I’ve been broody since I was only one-year-old. My biological clock started ticking almost straight away. Growing up in England I’ve lost a bit of my Greek-Cypriot essence, but it’s there in my obsessive use of lemon and olive oil, and in my desire to be a father from an early age.No matter how shit things are, salvation could be around the corner. My dad grew up in a village with no money, no shoes. He was sent to the UK aged 12 without knowing where he was going or being able to speak English. He lived on the street for a few months until he heard a Greek voice. That Greek family took him into their kitchen and let him wash up for his lodgings. By 18, he was a proper chef in posh central London restaurants. I’m very proud of him for that. It taught me an important lesson.My mum’s responsible for my capacity to love. My dad’s responsible for the way I dress salad.

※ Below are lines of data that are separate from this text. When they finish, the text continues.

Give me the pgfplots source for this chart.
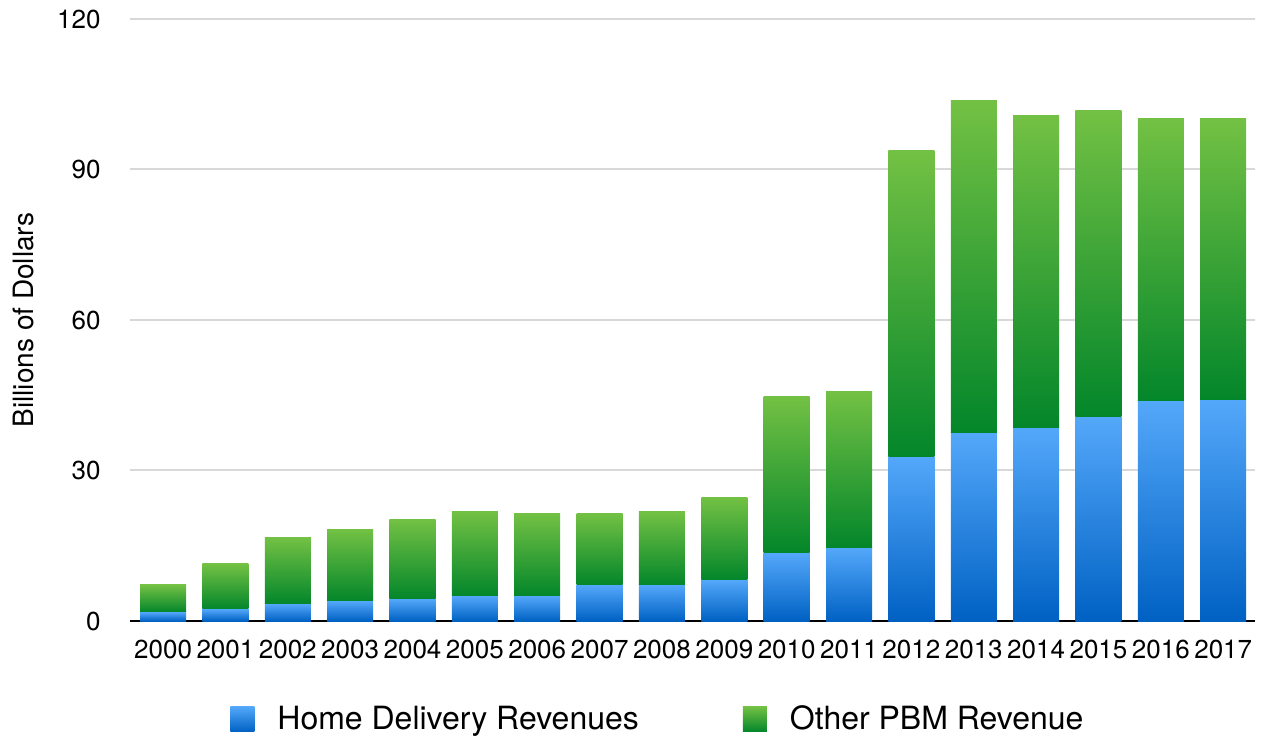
\documentclass[border=0pt]{standalone}
\usepackage{pgfplots}
\usepackage{pgfplotstable}
\pgfplotsset{compat=1.18}
\usepackage{fontspec}
\setmainfont{TeX Gyre Heros}
\definecolor{bluetop}{HTML}{54A8FA}
\definecolor{bluebot}{HTML}{0061C3}
\definecolor{greentop}{HTML}{73C144}
\definecolor{greenbot}{HTML}{03862A}
\definecolor{gridgray}{HTML}{D8D8D8}
% year index, Home Delivery Revenues, Other PBM Revenue (billions of dollars)
\pgfplotstableread{
x  blue  green
0  1.8   5.4
1  2.4   9.0
2  3.4   13.3
3  4.0   14.3
4  4.4   15.9
5  5.0   16.9
6  5.0   16.5
7  7.2   14.3
8  7.2   14.7
9  8.2   16.5
10 13.6  31.2
11 14.6  31.2
12 32.7  61.0
13 37.5  66.3
14 38.5  62.2
15 40.7  61.0
16 43.9  56.2
17 44.2  55.9
}\data
\begin{document}
\begin{tikzpicture}
\begin{axis}[
  name=ax,
  scale only axis,
  width=562.5pt, height=301pt,
  xmin=-0.53, xmax=17.51,
  ymin=0, ymax=120,
  ytick={0,30,60,90,120},
  xtick={0,...,17},
  xticklabels={2000,2001,2002,2003,2004,2005,2006,2007,2008,2009,2010,2011,2012,2013,2014,2015,2016,2017},
  /pgf/number format/assume math mode=true,
  axis line style={draw=none},
  major tick length=0pt,
  tick style={draw=none},
  ymajorgrids, grid style={gridgray, line width=1pt},
  xticklabel style={font=\fontsize{13}{15}\selectfont, inner sep=0pt, anchor=north, yshift=-9.5pt},
  yticklabel style={font=\fontsize{13}{15}\selectfont, inner sep=0pt, anchor=east, xshift=-14.5pt},
  ylabel={Billions of Dollars},
  every axis y label/.style={at={(axis description cs:-0.0951,0.5)}, rotate=90, anchor=center, font=\fontsize{14}{16}\selectfont},
  legend columns=2,
  legend style={at={(axis description cs:0.0889,-0.163)}, anchor=west, draw=none, fill=none, inner xsep=0pt, inner ysep=2pt,
    font=\fontsize{16}{18}\selectfont,
    nodes={inner sep=0pt},
    /tikz/every odd column/.append style={column sep=11.5pt},
    /tikz/every even column/.append style={column sep=52pt}},
]
% bars: each bar drawn as its own shaded rectangle (height = value * 301pt/120)
\addplot[scatter, only marks, mark=*, mark size=0pt, mark options={draw=none, fill=none},
  point meta=y,
  visualization depends on={\thisrow{blue} \as \hval},
  scatter/@pre marker code/.code={\shade[draw=none, top color=bluetop, bottom color=bluebot] (-11.5pt,0pt) rectangle (11.5pt,\hval*2.508333pt);},
  scatter/@post marker code/.code={},
  legend image code/.code={\shade[draw=none, top color=bluetop, bottom color=bluebot] (0pt,-6.25pt) rectangle (12pt,6.25pt);},
] table[x=x, y expr=0] {\data};
\addlegendentry{Home Delivery Revenues}
\addplot[scatter, only marks, mark=*, mark size=0pt, mark options={draw=none, fill=none},
  point meta=y,
  visualization depends on={\thisrow{green} \as \hval},
  scatter/@pre marker code/.code={\shade[draw=none, top color=greentop, bottom color=greenbot] (-11.5pt,0pt) rectangle (11.5pt,\hval*2.508333pt);},
  scatter/@post marker code/.code={},
  legend image code/.code={\shade[draw=none, top color=greentop, bottom color=greenbot] (0pt,-6.25pt) rectangle (12pt,6.25pt);},
] table[x=x, y=blue] {\data};
\addlegendentry{Other PBM Revenue}
\draw[black, line width=1.25pt] (rel axis cs:0,0) -- (rel axis cs:1,0);
\end{axis}
\pgfresetboundingbox
\path[use as bounding box] ([xshift=-65pt,yshift=-58.5pt]ax.south west) rectangle ([xshift=3.5pt,yshift=9.5pt]ax.north east);
\end{tikzpicture}
\end{document}
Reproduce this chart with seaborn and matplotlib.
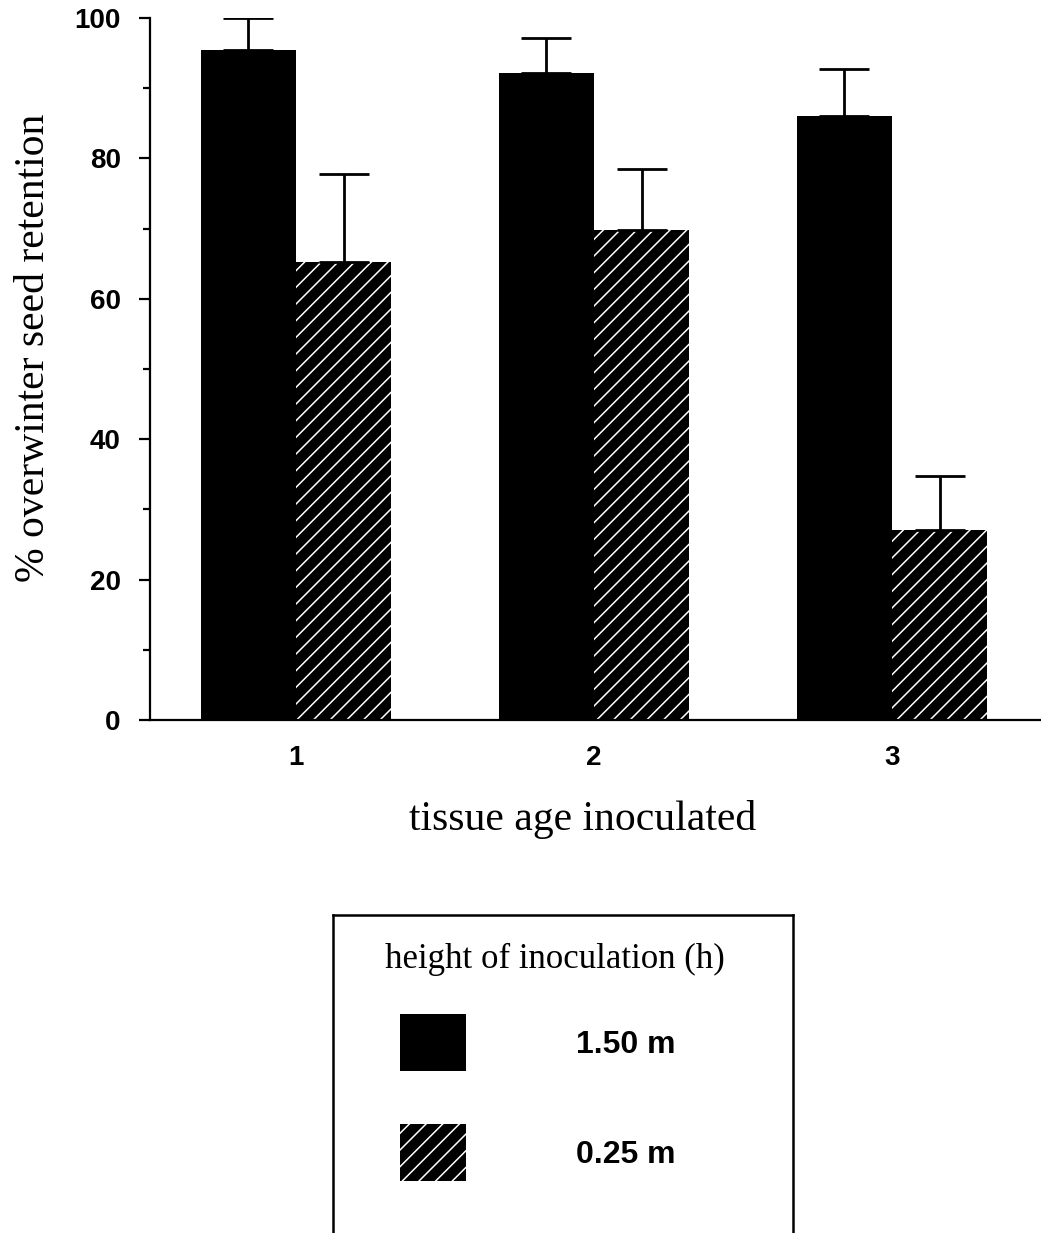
import numpy as np
import pandas as pd
import matplotlib
matplotlib.use("Agg")
import matplotlib.pyplot as plt
import matplotlib.patches as mpatches
from matplotlib.ticker import MultipleLocator
import seaborn as sns

# ---- data ----
tissue_age = ["1", "2", "3"]
heights = ["1.50 m", "0.25 m"]
retention_150 = [95.5, 92.2, 86.0]
retention_025 = [65.2, 69.8, 27.0]
err_150 = [4.5, 5.0, 6.7]
err_025 = [12.6, 8.7, 7.7]

df = pd.DataFrame({
    "tissue age inoculated": tissue_age * 2,
    "height": [heights[0]] * 3 + [heights[1]] * 3,
    "retention": retention_150 + retention_025,
})
errs = {heights[0]: err_150, heights[1]: err_025}

sns.set_theme(style="ticks")
plt.rcParams.update({
    "hatch.linewidth": 1.1,
    "text.color": "black",
    "axes.labelcolor": "black",
    "xtick.color": "black",
    "ytick.color": "black",
})

fig = plt.figure(figsize=(10.41, 12.33), dpi=100)
ax = fig.add_axes([150 / 1041, 1 - 720 / 1233, 1 - 150 / 1041, (720 - 18) / 1233])

sns.barplot(data=df, x="tissue age inoculated", y="retention", hue="height",
            hue_order=heights, palette=["black", "black"], width=0.64,
            gap=0, saturation=1, errorbar=None, legend=False, ax=ax,
            linewidth=0, edgecolor="black")

# style bars and add upper-only error bars
n = len(tissue_age)
for i, p in enumerate(ax.patches[:2 * n]):
    h = heights[i // n]
    j = i % n
    if h == heights[1]:
        p.set_facecolor("black")
        p.set_hatch("//")
        p.set_edgecolor("white")
        p.set_linewidth(0)
    x = p.get_x() + p.get_width() / 2
    top = p.get_height()
    ax.errorbar([x], [top], yerr=[[0], [errs[h][j]]], fmt="none",
                ecolor="black", elinewidth=2, capsize=18, capthick=2, zorder=1)

ax.set_ylim(0, 100)
ax.set_xlim(-0.49, 2.5)
ax.yaxis.set_major_locator(MultipleLocator(20))
ax.yaxis.set_minor_locator(MultipleLocator(10))
ax.tick_params(axis="y", which="major", length=8, width=1.6, pad=13)
ax.tick_params(axis="y", which="minor", length=5, width=1.6)
ax.tick_params(axis="x", length=0, pad=18)
for lab in ax.get_xticklabels() + ax.get_yticklabels():
    lab.set_fontfamily("Liberation Sans")
    lab.set_fontweight("bold")
    lab.set_fontsize(20)
for s in ["top", "right"]:
    ax.spines[s].set_visible(False)
for s in ["left", "bottom"]:
    ax.spines[s].set_linewidth(1.6)
    ax.spines[s].set_color("black")

serif = "Liberation Serif"
ax.set_ylabel("% overwinter seed retention", fontfamily=serif, fontsize=30)
ax.yaxis.set_label_coords(-0.109, 0.53)
ax.set_xlabel("tissue age inoculated", fontfamily=serif, fontsize=30)
ax.xaxis.set_label_coords(0.485, -0.114)

# legend box
lax = fig.add_axes([333 / 1041, -0.05, (793 - 333) / 1041, 1 - 915 / 1233 + 0.05])
lax.set_xticks([])
lax.set_yticks([])
for s in lax.spines.values():
    s.set_linewidth(1.8)
    s.set_color("black")
lax.patch.set_alpha(0)

lax.text(0.113, 0.860, "height of inoculation (h)", fontfamily=serif, fontsize=25,
         ha="left", va="baseline", transform=lax.transAxes)

handles = [mpatches.Patch(facecolor="black", edgecolor="black", linewidth=0),
           mpatches.Patch(facecolor="black", edgecolor="white", hatch="//", linewidth=0)]
leg = lax.legend(handles, heights,
                 loc="upper left", bbox_to_anchor=(0.1457, 0.738), frameon=False,
                 prop={"family": "Liberation Sans", "weight": "bold", "size": 23},
                 handlelength=2.06, handleheight=2.36, handletextpad=3.45,
                 labelspacing=1.66, borderpad=0, borderaxespad=0)

fig.savefig("out.png", dpi=100, facecolor="white")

Crisps are the sensory soundtrack of childhood. The noise of crisp-crunching, the oiliness of crisps, the smell of them. As a kid, you’re never more than five minutes away from asking if you can have some crisps. Even if you know the answer’s going to be no.
My Baftas are parcel-taped up in a box. I won three for Stath Lets Flats, but I put them away while I was writing the new series, so they didn’t stare at me and keep me up at night. I’ll unveil them to myself again soon, it’ll be a nice reunion.
Brined stuff is my guilty pleasure. I’d let the rest of the world go without gherkins if it meant I could have them all.
If I could go back in time, I’d go to the early noughties. Just to soak up the feeling of not knowing what social media is. I’d listen to R&B Hits 2002 and enjoy having no idea what everyone I know is up to.
Slugs are mad. I can’t be doing with them existing in the same universe as me.
I prepare conversations in my head before a social interaction. It’s my worst habit. I clearly haven’t done it here, which is a good sign.
There’s a real feeling of adult achievement about choosing your own bedtime. Or watching TV when you want. Or putting things in your supermarket trolley without asking permission. That’s the stuff of childhood dreams.
A stranger died in my arms three weeks ago. That was a new and very sad experience. In east London, me and my girlfriend saw what we thought was someone who’d had a few too many, sitting by the road. Everyone was giving him a wide berth as he looked hammered. We went over to check he was all right and saw he was struggling for air. My girlfriend called an ambulance. I ended up doing CPR on him for 20 minutes. We later found out he’d died of a cardiac arrest.
Success has made me busier, but it hasn’t changed me. I’ve managed to hold on to the five fundamental components of my personality: scared, salad, tall, talks too passionately about things I’m not sure I believe in, big bum.